Technical support when things get tight

If a vehicle falls outside the standard range, Alltrucks Technical Support steps in — from the technical helpline to the forum. This removes the risk for individual sites of running into difficulties with a special model.

03

Pooling expertise rather than spreading it out

The network provides the group with a framework for pooling the strengths of its dealerships: coordinated scheduling, a shared spare parts pool, a standardised service promise — whilst still maintaining five independent brands with a local profile.

Added to this is the European dimension. Through the network, the group is part of a network of more than 650 partner garages in 18 countries — which is particularly relevant for fleets that operate across borders and wish to rely on comparable service standards even beyond Normandy. What begins locally with five centres extends, via the Alltrucks network, to partners throughout Europe.

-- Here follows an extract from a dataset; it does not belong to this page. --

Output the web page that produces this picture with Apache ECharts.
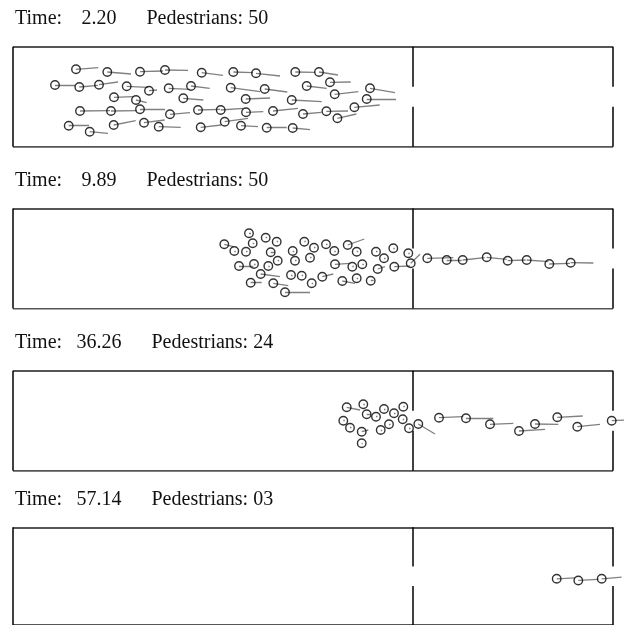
<!DOCTYPE html>
<html>
<head>
<meta charset="utf-8">
<script src="https://cdn.jsdelivr.net/npm/echarts@6/dist/echarts.min.js"></script>
<style>
  html, body { margin: 0; padding: 0; background: #fff; }
  #main { width: 624px; height: 625px; }
</style>
</head>
<body>
<div id="main"></div>
<script>
// snapshot labels
const times = ['2.20', '9.89', '36.26', '57.14'];
const counts = ['50', '50', '24', '03'];

// room 60 x 10, partition at x = 40, doors between y = 4 and 6
const hWalls = [[[0, 0], [60, 0]], [[0, 10], [60, 10]]];
const vWalls = [
  [[0, 0], [0, 10]],
  [[40, 0], [40, 4]], [[40, 6], [40, 10]],
  [[60, 0], [60, 4]], [[60, 6], [60, 10]]
];

// pedestrians: [x, y, vx, vy]
const peds1 = [
  [6.3, 7.74, 2.23, 0.16], [9.43, 7.47, 2.37, -0.2], [12.7, 7.5, 2.3, 0.07], [15.2, 7.67, 2.3, -0.03],
  [18.87, 7.4, 2.13, -0.26], [22.03, 7.47, 1.97, -0.07], [24.3, 7.34, 2.4, -0.27], [28.23, 7.47, 1.97, -0.03],
  [30.6, 7.47, 1.9, -0.3],
  [4.2, 6.17, 2.0, 0], [6.63, 5.97, 1.87, 0.17], [8.6, 6.2, 1.9, 0.27], [11.37, 6.04, 2.13, -0.1],
  [13.6, 5.6, 0.8, 0.07], [15.57, 5.84, 2.13, -0.1], [17.8, 6.07, 1.87, -0.23], [21.77, 5.9, 2.93, -0.4],
  [25.17, 5.77, 2.26, -0.3], [29.37, 6.07, 2.0, -0.23], [31.7, 6.44, 2.07, 0.03], [32.17, 5.24, 2.36, 0.26],
  [35.7, 5.84, 2.5, -0.44], [35.37, 4.77, 2.93, 0],
  [10.1, 4.94, 1.93, 0.06], [12.3, 4.67, 1.07, -0.27], [17.03, 4.84, 2.0, -0.17], [23.27, 4.77, 2.43, 0.1],
  [27.87, 4.67, 3.0, -0.17],
  [6.7, 3.57, 3.0, 0.03], [9.8, 3.57, 2.57, 0.03], [12.7, 3.74, 2.5, 0], [15.7, 3.24, 2.0, 0.16],
  [18.5, 3.67, 2.2, 0.07], [20.77, 3.67, 2.26, 0.17], [23.3, 3.44, 1.73, 0.06], [26.0, 3.57, 2.5, 0.27],
  [29.0, 3.27, 1.84, 0.17], [31.34, 3.54, 2.16, 0.03], [34.14, 3.94, 2.53, 0.23], [32.44, 2.84, 1.9, 0.43],
  [5.57, 2.1, 2.03, 0.04], [7.67, 1.5, 1.83, -0.16], [10.07, 2.17, 2.2, 0.43], [13.1, 2.4, 2.07, 0.27],
  [14.57, 2.0, 2.2, -0.06], [18.77, 1.94, 2.07, 0.23], [21.17, 2.5, 2.33, 0.34], [22.8, 2.1, 1.7, -0.1],
  [25.37, 1.9, 2.0, 0], [27.97, 1.87, 1.73, -0.17]
];

const peds2 = [
  [23.6, 7.52, 0.2, 0], [25.27, 7.08, 0.15, 0], [26.37, 6.68, 0.15, 0], [23.97, 6.52, 0.15, 0],
  [21.13, 6.42, 0.9, -0.24], [22.13, 5.75, 0.15, 0], [23.3, 5.68, 0.15, 0], [25.77, 5.62, 0.4, 0],
  [27.97, 5.75, 0.15, 0], [29.13, 6.68, 0.15, 0], [30.1, 6.08, 0.15, 0], [31.3, 6.42, 0.15, 0],
  [32.13, 5.75, 0.15, 0], [33.47, 6.35, 1.66, 0.6], [34.37, 5.68, 0.15, 0], [36.3, 5.68, 0.15, 0],
  [38.03, 6.02, 0.15, 0], [39.53, 5.52, 0.15, 0], [37.1, 5.02, 0.15, 0], [26.47, 4.78, 0.15, 0],
  [25.53, 4.25, 0.15, 0], [24.1, 4.45, 0.15, 0], [22.6, 4.25, 1.43, 0], [28.2, 4.78, 0.15, 0],
  [29.7, 5.08, 0.15, 0], [32.2, 4.42, 1.5, 0.1], [33.93, 4.18, 0.15, 0], [34.93, 4.42, 0.15, 0],
  [36.47, 3.95, 0.73, 0.23], [38.13, 4.18, 1.57, 0.07], [39.77, 4.52, 0.93, 0.9], [24.77, 3.45, 1.93, -0.27],
  [27.8, 3.35, 0.15, 0], [28.87, 3.28, 0.15, 0], [30.93, 3.18, 1.1, 0.27], [23.77, 2.58, 1.1, 0.04],
  [26.03, 2.52, 1.5, -0.24], [29.87, 2.52, 0.15, 0], [32.93, 2.75, 1.27, -0.23], [34.37, 3.02, 0.15, 0],
  [35.77, 2.78, 0.3, 0], [27.2, 1.62, 2.5, 0],
  [41.43, 5.02, 2.6, 0.06], [43.37, 4.85, 1.5, 0], [44.97, 4.85, 2.2, 0.23], [47.37, 5.12, 2.0, -0.2],
  [49.47, 4.78, 1.8, 0.07], [51.37, 4.85, 2.16, -0.17], [53.63, 4.45, 2.07, 0.07], [55.77, 4.58, 2.26, -0.03]
];

const peds3 = [
  [33.37, 6.34, 1.33, -0.27], [35.03, 6.64, 0.15, 0], [35.37, 5.64, 0.4, 0], [36.3, 5.4, 0.15, 0],
  [37.1, 6.17, 0.15, 0], [38.1, 5.74, 0.15, 0], [39.03, 6.4, 0.15, 0], [33.03, 5.0, 0.15, 0],
  [33.7, 4.3, 0.15, 0], [34.87, 3.9, 0.66, 0.17], [34.87, 2.74, 0.1, 0], [36.77, 4.07, 0.15, 0],
  [37.6, 4.64, 0.15, 0], [38.97, 5.14, 0.15, 0], [39.6, 4.24, 0.15, 0], [40.53, 4.67, 1.67, -1.0],
  [42.6, 5.3, 2.43, 0.1], [45.3, 5.24, 2.73, 0], [47.7, 4.64, 2.33, 0.1], [50.6, 3.97, 2.6, 0.17],
  [52.2, 4.67, 2.33, -0.03], [54.43, 5.34, 2.54, 0.13], [56.43, 4.4, 2.27, 0.24], [59.87, 5.0, 1.3, 0.07]
];

const peds4 = [
  [54.37, 4.73, 1.83, 0.1], [56.53, 4.56, 2.0, 0.1], [58.87, 4.73, 2.0, 0.17]
];

const snapshots = [peds1, peds2, peds3, peds4];
const panelTops = [46.7, 208.5, 370.7, 527.3];

const labelFont = '20px "Liberation Serif", "Times New Roman", serif';
const measure = document.createElement('canvas').getContext('2d');
measure.font = labelFont;

const chart = echarts.init(document.getElementById('main'));

const grids = [], xAxes = [], yAxes = [], series = [], graphics = [];

snapshots.forEach((peds, i) => {
  grids.push({ left: 13, top: panelTops[i], width: 610, height: 100 });
  xAxes.push({ gridIndex: i, type: 'value', min: 0, max: 61, show: false });
  yAxes.push({ gridIndex: i, type: 'value', min: 0, max: 10, show: false });

  series.push({
    type: 'lines', coordinateSystem: 'cartesian2d', xAxisIndex: i, yAxisIndex: i,
    lineStyle: { color: '#555', width: 2, opacity: 1 },
    data: hWalls.map(c => ({ coords: c })), z: 1
  });
  series.push({
    type: 'lines', coordinateSystem: 'cartesian2d', xAxisIndex: i, yAxisIndex: i,
    lineStyle: { color: '#000', width: 1.5, opacity: 1 },
    data: vWalls.map(c => ({ coords: c })), z: 1
  });
  // velocity tails
  series.push({
    type: 'lines', coordinateSystem: 'cartesian2d', xAxisIndex: i, yAxisIndex: i,
    lineStyle: { color: '#808080', width: 1.3, opacity: 1 },
    data: peds.map(p => ({ coords: [[p[0], p[1]], [p[0] + p[2], p[1] + p[3]]] })), z: 2
  });
  series.push({
    type: 'scatter', xAxisIndex: i, yAxisIndex: i,
    symbol: 'circle', symbolSize: 8.5,
    itemStyle: { color: 'rgba(0,0,0,0)', borderColor: '#000', borderWidth: 1.4 },
    data: peds.map(p => [p[0], p[1]]), z: 3
  });

  const ly = panelTops[i] - 28;
  const w = measure.measureText(times[i]).width;
  const st = { font: labelFont, fill: '#111', textVerticalAlign: 'middle', verticalAlign: 'middle' };
  graphics.push(
    { type: 'text', x: 15, y: ly, style: Object.assign({ text: 'Time:' }, st) },
    { type: 'text', x: 99 - w / 2, y: ly, style: Object.assign({ text: times[i] }, st) },
    { type: 'text', x: 99 + w / 2 + 30, y: ly, style: Object.assign({ text: 'Pedestrians: ' + counts[i] }, st) }
  );
});

chart.setOption({
  animation: false,
  grid: grids,
  xAxis: xAxes,
  yAxis: yAxes,
  series: series,
  graphic: graphics
});
</script>
</body>
</html>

The collaboration is supported by Gwenaël Lalonde, the coordinator of the lorry network, who assists the workshop teams in their day-to-day operations. The group explicitly attributes the success of the model to the trust of its management — and the willingness of the teams to work together across company and site boundaries. In this way, five companies form a service network that acts as a single entity for fleets.

What workshops can learn from the Groupe Decharenton

  • Independence and solidarity are not mutually exclusive. Five organisations, each with their own distinct character, can work together as a unified force without sacrificing their local identity.
  • A shared parts warehouse is a competitive advantage. Having 160,000 items on the shop floor means shorter waiting times than any individual express order. On-site availability beats catalogue depth.
  • A multi-brand service needs a standard. All major manufacturers across 14 sites operate solely within a shared technical framework — in this case, the Alltrucks network — rather than using 14 isolated solutions.
  • Leadership as a structural feature. Targeting the development of staff strengths brings together expertise more quickly than any reorganisation.
Practical tip for workshop groups

Anyone managing multiple sites should view the parts warehouse as a shared resource, rather than as the sum of individual warehouses. A centrally managed pool with regional distribution — as is the case with Groupe Decharenton — significantly reduces downtime and makes the entire group more predictable for fleets than any individual site. Anyone planning their next investment should therefore first assess capacity utilisation and scheduling across all sites.

The Groupe Decharenton demonstrates that scale and customer proximity are not mutually exclusive. With 14 sites, a shared warehouse and 460 employees, it has built a service network that responds swiftly across Normandy — delivering precisely the efficiency that fleets rely on. We are proud that, since 2018, this strength has been an integral part of the Alltrucks network.